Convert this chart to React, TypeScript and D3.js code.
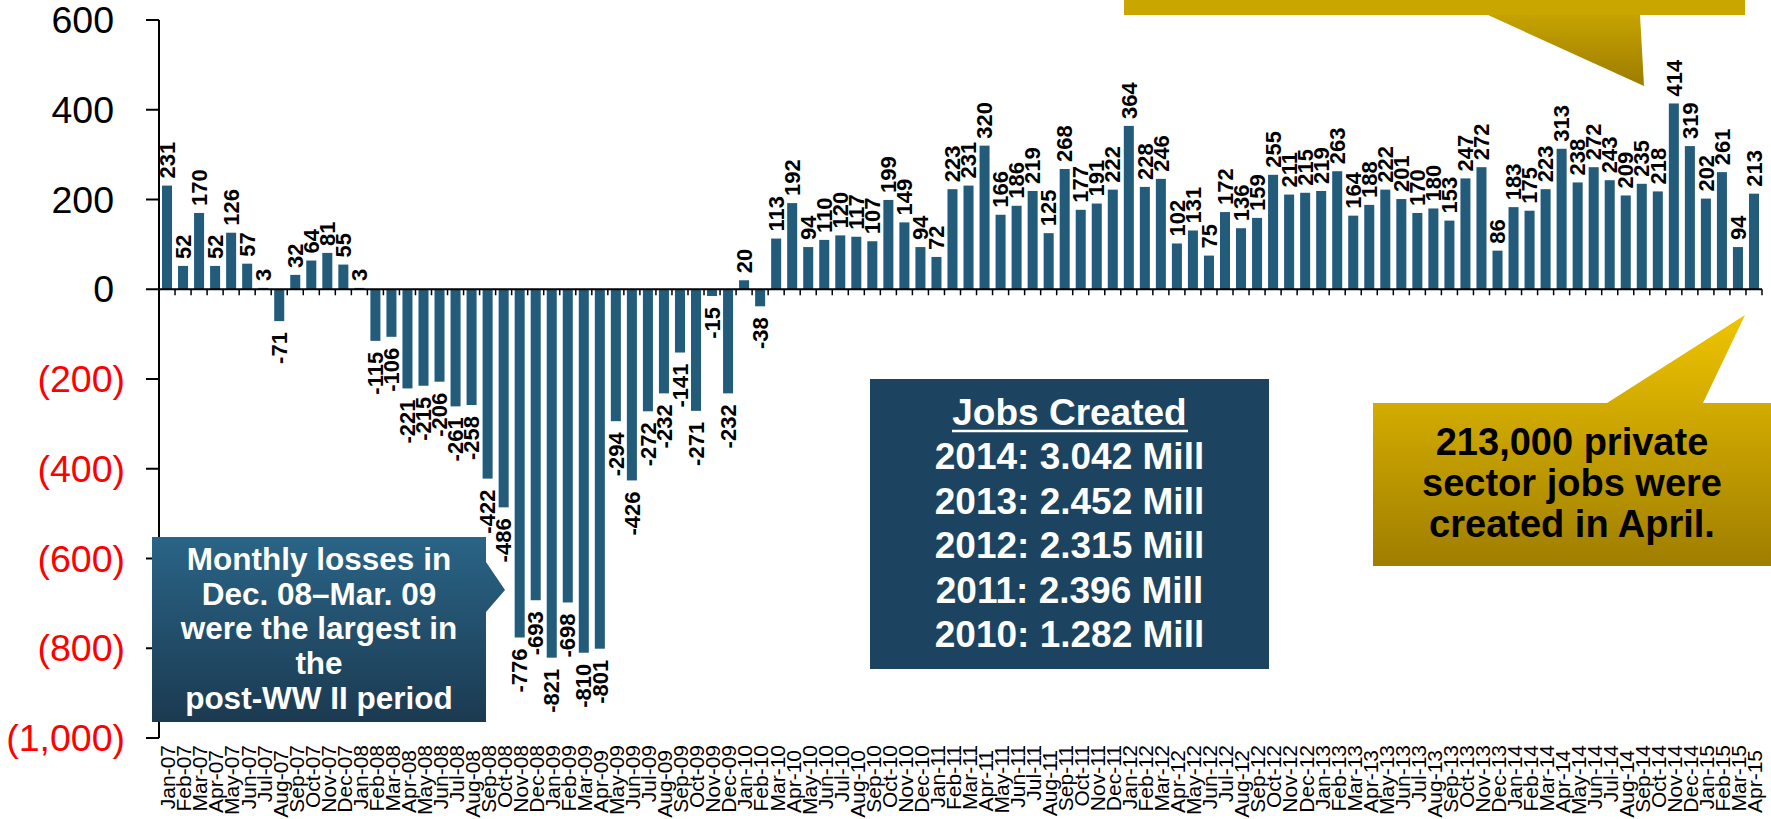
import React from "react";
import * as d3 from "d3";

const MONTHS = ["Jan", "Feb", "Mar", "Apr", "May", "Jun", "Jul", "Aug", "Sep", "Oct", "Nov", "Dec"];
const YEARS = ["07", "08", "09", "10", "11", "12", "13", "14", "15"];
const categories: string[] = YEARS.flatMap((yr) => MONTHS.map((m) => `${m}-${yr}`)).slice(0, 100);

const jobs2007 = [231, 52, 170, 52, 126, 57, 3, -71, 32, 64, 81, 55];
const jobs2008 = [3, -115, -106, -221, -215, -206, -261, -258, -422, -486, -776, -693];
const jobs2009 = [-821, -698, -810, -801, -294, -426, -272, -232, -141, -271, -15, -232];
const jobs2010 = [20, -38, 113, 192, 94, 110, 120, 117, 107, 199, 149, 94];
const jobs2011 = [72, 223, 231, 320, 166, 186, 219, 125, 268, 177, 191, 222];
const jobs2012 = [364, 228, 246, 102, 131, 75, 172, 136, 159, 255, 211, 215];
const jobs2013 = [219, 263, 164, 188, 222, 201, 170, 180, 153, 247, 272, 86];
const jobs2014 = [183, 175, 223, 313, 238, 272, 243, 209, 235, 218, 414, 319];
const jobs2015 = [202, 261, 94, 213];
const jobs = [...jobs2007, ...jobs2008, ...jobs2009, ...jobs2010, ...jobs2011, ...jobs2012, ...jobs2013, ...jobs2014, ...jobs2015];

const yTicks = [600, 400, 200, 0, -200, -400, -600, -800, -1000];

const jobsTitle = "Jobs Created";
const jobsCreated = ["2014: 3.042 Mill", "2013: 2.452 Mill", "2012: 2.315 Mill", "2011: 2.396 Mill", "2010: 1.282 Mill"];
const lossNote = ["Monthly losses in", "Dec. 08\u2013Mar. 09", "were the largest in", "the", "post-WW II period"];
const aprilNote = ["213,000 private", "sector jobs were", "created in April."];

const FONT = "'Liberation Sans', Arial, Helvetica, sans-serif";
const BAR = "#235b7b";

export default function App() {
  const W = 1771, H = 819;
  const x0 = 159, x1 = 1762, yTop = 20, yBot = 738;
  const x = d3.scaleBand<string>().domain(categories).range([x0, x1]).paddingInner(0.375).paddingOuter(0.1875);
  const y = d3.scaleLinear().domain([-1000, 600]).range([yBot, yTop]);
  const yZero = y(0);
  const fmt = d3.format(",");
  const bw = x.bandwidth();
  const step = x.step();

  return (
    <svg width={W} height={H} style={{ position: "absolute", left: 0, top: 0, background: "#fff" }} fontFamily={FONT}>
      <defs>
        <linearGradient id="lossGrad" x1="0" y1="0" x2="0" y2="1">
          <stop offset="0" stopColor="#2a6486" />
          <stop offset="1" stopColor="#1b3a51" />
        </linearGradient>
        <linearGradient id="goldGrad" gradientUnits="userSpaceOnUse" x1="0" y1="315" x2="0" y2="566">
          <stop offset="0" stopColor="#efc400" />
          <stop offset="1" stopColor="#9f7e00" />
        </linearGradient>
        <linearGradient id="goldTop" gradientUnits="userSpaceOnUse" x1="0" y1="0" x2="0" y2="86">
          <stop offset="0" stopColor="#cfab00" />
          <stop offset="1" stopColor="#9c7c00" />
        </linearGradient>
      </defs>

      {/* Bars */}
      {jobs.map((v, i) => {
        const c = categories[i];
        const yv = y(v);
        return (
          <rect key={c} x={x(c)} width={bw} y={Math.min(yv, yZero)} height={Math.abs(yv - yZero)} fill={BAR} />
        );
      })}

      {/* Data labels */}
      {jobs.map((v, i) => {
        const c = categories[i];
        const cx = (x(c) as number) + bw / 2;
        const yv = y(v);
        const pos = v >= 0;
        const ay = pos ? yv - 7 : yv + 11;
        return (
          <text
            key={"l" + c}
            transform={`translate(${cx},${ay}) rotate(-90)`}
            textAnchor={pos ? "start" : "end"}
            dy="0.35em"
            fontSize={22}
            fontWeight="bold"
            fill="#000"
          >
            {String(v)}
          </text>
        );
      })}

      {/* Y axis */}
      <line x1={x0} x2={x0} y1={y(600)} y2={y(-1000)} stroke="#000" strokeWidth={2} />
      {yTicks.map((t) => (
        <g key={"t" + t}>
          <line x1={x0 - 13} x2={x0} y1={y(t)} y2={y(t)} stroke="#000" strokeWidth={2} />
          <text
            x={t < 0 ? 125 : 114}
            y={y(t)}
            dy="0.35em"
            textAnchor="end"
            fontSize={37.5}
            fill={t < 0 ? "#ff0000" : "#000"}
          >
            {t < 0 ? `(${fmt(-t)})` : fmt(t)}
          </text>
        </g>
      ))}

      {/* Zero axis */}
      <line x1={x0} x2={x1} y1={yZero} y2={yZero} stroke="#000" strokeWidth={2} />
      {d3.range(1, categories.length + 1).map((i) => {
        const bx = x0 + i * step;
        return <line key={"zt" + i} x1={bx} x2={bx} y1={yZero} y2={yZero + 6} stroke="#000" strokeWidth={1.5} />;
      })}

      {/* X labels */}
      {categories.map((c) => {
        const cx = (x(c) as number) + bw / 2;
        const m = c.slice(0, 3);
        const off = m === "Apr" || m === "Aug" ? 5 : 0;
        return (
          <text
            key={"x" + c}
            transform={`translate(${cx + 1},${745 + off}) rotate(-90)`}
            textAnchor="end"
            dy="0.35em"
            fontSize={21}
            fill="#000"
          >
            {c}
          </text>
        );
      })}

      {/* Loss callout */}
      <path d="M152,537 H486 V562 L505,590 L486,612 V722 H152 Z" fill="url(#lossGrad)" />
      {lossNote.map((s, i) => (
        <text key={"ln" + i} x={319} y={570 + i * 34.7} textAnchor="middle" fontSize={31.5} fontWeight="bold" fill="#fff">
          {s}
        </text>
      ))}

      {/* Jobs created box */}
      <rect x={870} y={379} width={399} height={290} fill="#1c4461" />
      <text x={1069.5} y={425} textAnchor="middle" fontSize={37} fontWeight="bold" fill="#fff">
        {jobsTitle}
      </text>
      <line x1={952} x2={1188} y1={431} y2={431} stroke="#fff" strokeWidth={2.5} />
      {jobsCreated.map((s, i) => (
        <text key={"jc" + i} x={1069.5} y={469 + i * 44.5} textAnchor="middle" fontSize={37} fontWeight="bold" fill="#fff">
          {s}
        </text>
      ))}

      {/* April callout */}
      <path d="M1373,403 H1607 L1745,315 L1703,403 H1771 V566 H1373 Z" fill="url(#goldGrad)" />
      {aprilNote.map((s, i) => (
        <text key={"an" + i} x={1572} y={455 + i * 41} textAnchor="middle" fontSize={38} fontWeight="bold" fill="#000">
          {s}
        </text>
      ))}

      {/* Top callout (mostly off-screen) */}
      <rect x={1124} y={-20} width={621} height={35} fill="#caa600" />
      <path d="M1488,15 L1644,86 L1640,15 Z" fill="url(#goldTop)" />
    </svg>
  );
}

-------

■ WHAT TO PRODUCE ■
The pictures should not be reproduced; quote all of the other material exactly.

■ ANSWER TO THIS EXERCISE ■
Convert this chart to React, TypeScript and D3.js code.
import React from "react";
import * as d3 from "d3";

const MONTHS = ["Jan", "Feb", "Mar", "Apr", "May", "Jun", "Jul", "Aug", "Sep", "Oct", "Nov", "Dec"];
const YEARS = ["07", "08", "09", "10", "11", "12", "13", "14", "15"];
const categories: string[] = YEARS.flatMap((yr) => MONTHS.map((m) => `${m}-${yr}`)).slice(0, 100);

const jobs2007 = [231, 52, 170, 52, 126, 57, 3, -71, 32, 64, 81, 55];
const jobs2008 = [3, -115, -106, -221, -215, -206, -261, -258, -422, -486, -776, -693];
const jobs2009 = [-821, -698, -810, -801, -294, -426, -272, -232, -141, -271, -15, -232];
const jobs2010 = [20, -38, 113, 192, 94, 110, 120, 117, 107, 199, 149, 94];
const jobs2011 = [72, 223, 231, 320, 166, 186, 219, 125, 268, 177, 191, 222];
const jobs2012 = [364, 228, 246, 102, 131, 75, 172, 136, 159, 255, 211, 215];
const jobs2013 = [219, 263, 164, 188, 222, 201, 170, 180, 153, 247, 272, 86];
const jobs2014 = [183, 175, 223, 313, 238, 272, 243, 209, 235, 218, 414, 319];
const jobs2015 = [202, 261, 94, 213];
const jobs = [...jobs2007, ...jobs2008, ...jobs2009, ...jobs2010, ...jobs2011, ...jobs2012, ...jobs2013, ...jobs2014, ...jobs2015];

const yTicks = [600, 400, 200, 0, -200, -400, -600, -800, -1000];

const jobsTitle = "Jobs Created";
const jobsCreated = ["2014: 3.042 Mill", "2013: 2.452 Mill", "2012: 2.315 Mill", "2011: 2.396 Mill", "2010: 1.282 Mill"];
const lossNote = ["Monthly losses in", "Dec. 08\u2013Mar. 09", "were the largest in", "the", "post-WW II period"];
const aprilNote = ["213,000 private", "sector jobs were", "created in April."];

const FONT = "'Liberation Sans', Arial, Helvetica, sans-serif";
const BAR = "#235b7b";

export default function App() {
  const W = 1771, H = 819;
  const x0 = 159, x1 = 1762, yTop = 20, yBot = 738;
  const x = d3.scaleBand<string>().domain(categories).range([x0, x1]).paddingInner(0.375).paddingOuter(0.1875);
  const y = d3.scaleLinear().domain([-1000, 600]).range([yBot, yTop]);
  const yZero = y(0);
  const fmt = d3.format(",");
  const bw = x.bandwidth();
  const step = x.step();

  return (
    <svg width={W} height={H} style={{ position: "absolute", left: 0, top: 0, background: "#fff" }} fontFamily={FONT}>
      <defs>
        <linearGradient id="lossGrad" x1="0" y1="0" x2="0" y2="1">
          <stop offset="0" stopColor="#2a6486" />
          <stop offset="1" stopColor="#1b3a51" />
        </linearGradient>
        <linearGradient id="goldGrad" gradientUnits="userSpaceOnUse" x1="0" y1="315" x2="0" y2="566">
          <stop offset="0" stopColor="#efc400" />
          <stop offset="1" stopColor="#9f7e00" />
        </linearGradient>
        <linearGradient id="goldTop" gradientUnits="userSpaceOnUse" x1="0" y1="0" x2="0" y2="86">
          <stop offset="0" stopColor="#cfab00" />
          <stop offset="1" stopColor="#9c7c00" />
        </linearGradient>
      </defs>

      {/* Bars */}
      {jobs.map((v, i) => {
        const c = categories[i];
        const yv = y(v);
        return (
          <rect key={c} x={x(c)} width={bw} y={Math.min(yv, yZero)} height={Math.abs(yv - yZero)} fill={BAR} />
        );
      })}

      {/* Data labels */}
      {jobs.map((v, i) => {
        const c = categories[i];
        const cx = (x(c) as number) + bw / 2;
        const yv = y(v);
        const pos = v >= 0;
        const ay = pos ? yv - 7 : yv + 11;
        return (
          <text
            key={"l" + c}
            transform={`translate(${cx},${ay}) rotate(-90)`}
            textAnchor={pos ? "start" : "end"}
            dy="0.35em"
            fontSize={22}
            fontWeight="bold"
            fill="#000"
          >
            {String(v)}
          </text>
        );
      })}

      {/* Y axis */}
      <line x1={x0} x2={x0} y1={y(600)} y2={y(-1000)} stroke="#000" strokeWidth={2} />
      {yTicks.map((t) => (
        <g key={"t" + t}>
          <line x1={x0 - 13} x2={x0} y1={y(t)} y2={y(t)} stroke="#000" strokeWidth={2} />
          <text
            x={t < 0 ? 125 : 114}
            y={y(t)}
            dy="0.35em"
            textAnchor="end"
            fontSize={37.5}
            fill={t < 0 ? "#ff0000" : "#000"}
          >
            {t < 0 ? `(${fmt(-t)})` : fmt(t)}
          </text>
        </g>
      ))}

      {/* Zero axis */}
      <line x1={x0} x2={x1} y1={yZero} y2={yZero} stroke="#000" strokeWidth={2} />
      {d3.range(1, categories.length + 1).map((i) => {
        const bx = x0 + i * step;
        return <line key={"zt" + i} x1={bx} x2={bx} y1={yZero} y2={yZero + 6} stroke="#000" strokeWidth={1.5} />;
      })}

      {/* X labels */}
      {categories.map((c) => {
        const cx = (x(c) as number) + bw / 2;
        const m = c.slice(0, 3);
        const off = m === "Apr" || m === "Aug" ? 5 : 0;
        return (
          <text
            key={"x" + c}
            transform={`translate(${cx + 1},${745 + off}) rotate(-90)`}
            textAnchor="end"
            dy="0.35em"
            fontSize={21}
            fill="#000"
          >
            {c}
          </text>
        );
      })}

      {/* Loss callout */}
      <path d="M152,537 H486 V562 L505,590 L486,612 V722 H152 Z" fill="url(#lossGrad)" />
      {lossNote.map((s, i) => (
        <text key={"ln" + i} x={319} y={570 + i * 34.7} textAnchor="middle" fontSize={31.5} fontWeight="bold" fill="#fff">
          {s}
        </text>
      ))}

      {/* Jobs created box */}
      <rect x={870} y={379} width={399} height={290} fill="#1c4461" />
      <text x={1069.5} y={425} textAnchor="middle" fontSize={37} fontWeight="bold" fill="#fff">
        {jobsTitle}
      </text>
      <line x1={952} x2={1188} y1={431} y2={431} stroke="#fff" strokeWidth={2.5} />
      {jobsCreated.map((s, i) => (
        <text key={"jc" + i} x={1069.5} y={469 + i * 44.5} textAnchor="middle" fontSize={37} fontWeight="bold" fill="#fff">
          {s}
        </text>
      ))}

      {/* April callout */}
      <path d="M1373,403 H1607 L1745,315 L1703,403 H1771 V566 H1373 Z" fill="url(#goldGrad)" />
      {aprilNote.map((s, i) => (
        <text key={"an" + i} x={1572} y={455 + i * 41} textAnchor="middle" fontSize={38} fontWeight="bold" fill="#000">
          {s}
        </text>
      ))}

      {/* Top callout (mostly off-screen) */}
      <rect x={1124} y={-20} width={621} height={35} fill="#caa600" />
      <path d="M1488,15 L1644,86 L1640,15 Z" fill="url(#goldTop)" />
    </svg>
  );
}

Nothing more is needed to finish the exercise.